Baez recalls her first impression of Dylan that night at Gerde’s: “I was happy. You know, he really made me happy, that there was somebody, you know, with that kind of talent. I mean, I love genius. I’m really hooked on genius. Anytime it happens along, I get really excited.”
The final chapter of the book collects a series of interviews with Dylan himself. Scaduto meets Dylan for interviews in which the two review Scaduto’s manuscript. As they flip through the manuscript, the conversation grows a little heated and Dylan reveals maybe the best line in this entire book. He tells Scaduto that he hears he has written a book on the Mafia; Scaduto tells Dylan that he’s written a series of articles on organized crime “and I guess I was the ‘Mafia expert’ for the New York Post for over a dozen years.” Dylan replies: “Oh, I was wondering why anyone would want to do a book like that.

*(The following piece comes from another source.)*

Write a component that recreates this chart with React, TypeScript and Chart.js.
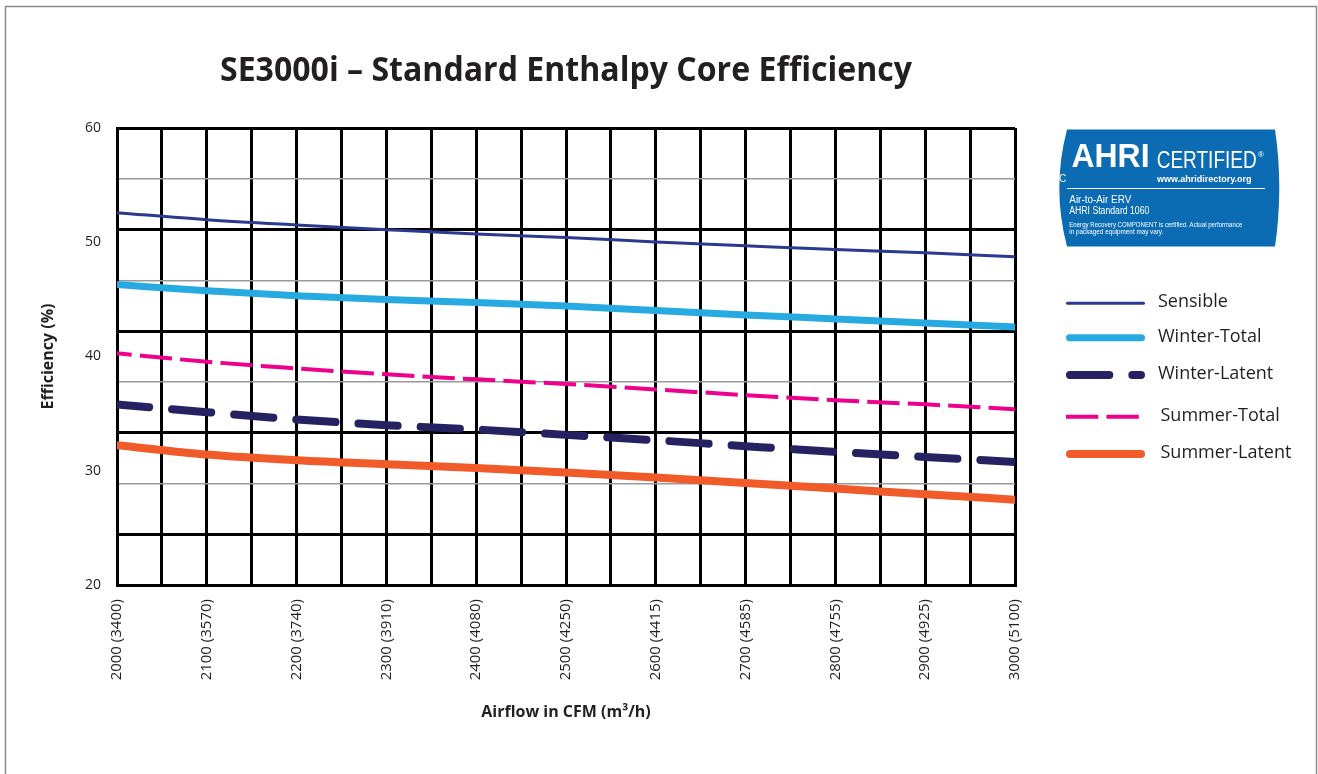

It’s like doing a book on Bob Dylan — you can’t ever get to the truth of the subject.”
The Dylan Tapes is best read alongside Bob Dylan: An Intimate Biography since the interviews offer a fuller dimension to Scaduto’s book, and we get to hear these “friends, players, and lovers” talking about Dylan in their own words. Perhaps the best part of the book is that it recreates Dylan’s early years in the Village and the vibrant folk music community in which he developed as a songwriter.